I am emailing to ask the IU Foundation to add a clause to its investment policy prohibiting investment in companies and countries that violate human rights. The IU strategic plan website lists being a service to our state and beyond as a foundational pillar, expanding that this means “engagement, partnership, and collaboration that strengthens the totality of Indiana, the nation, and the world.” Upholding that pillar requires not only nurturing global citizens in the classroom and championing transformative research in the labs, but it also requires us to be critical of our monetary engagement as well.  Investments in companies and countries that violate human rights do not in fact strengthen the world, but rather harm it. This particularly egregious in the case of Israel’s genocide in Palestine where a number of companies have already been identified (by the UN and other organizations) as aiding a genocide, whether by providing weapons that fall onto Palestinian families or the construction equipment that demolishes their homes. However, this scrutiny can and should apply more broadly as well because it is coming from a general moral principle. ICE, for example, has kidnapped community members, separated families, and detained people in concentration camps, and I would hate to learn that IU’s investments have helped them do that. Finally, in order for such a clause to have any impact, the IU foundation would also have to commit to disclosing its investments so that way it can be accountable to the community.

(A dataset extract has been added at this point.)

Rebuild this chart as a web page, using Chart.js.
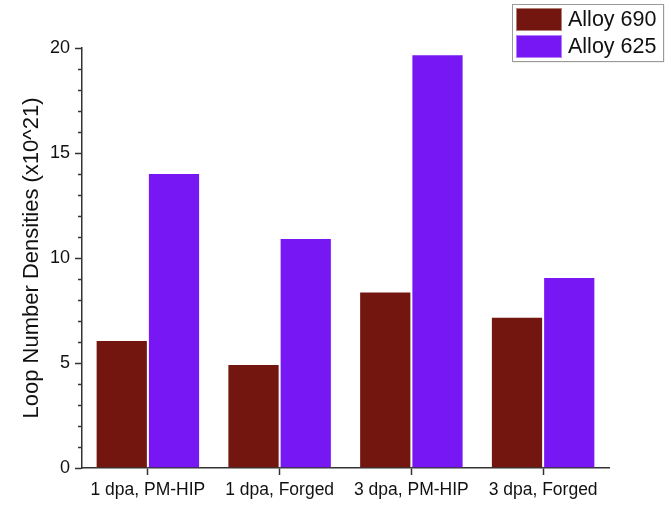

As global citizens, we should be critical of how we invest our money regardless of if it affects us directly. However, in an interconnected world, I also do not see our fiduciary duty to invest money wisely IU’s students and community in contradiction critical investment that avoids human rights abuses. We have students who have family in Gaza, some even from Gaza themselves. What use is a few more dollars to renovate a gym or dorm for them if that comes at the expense of a student never being able to see their family again.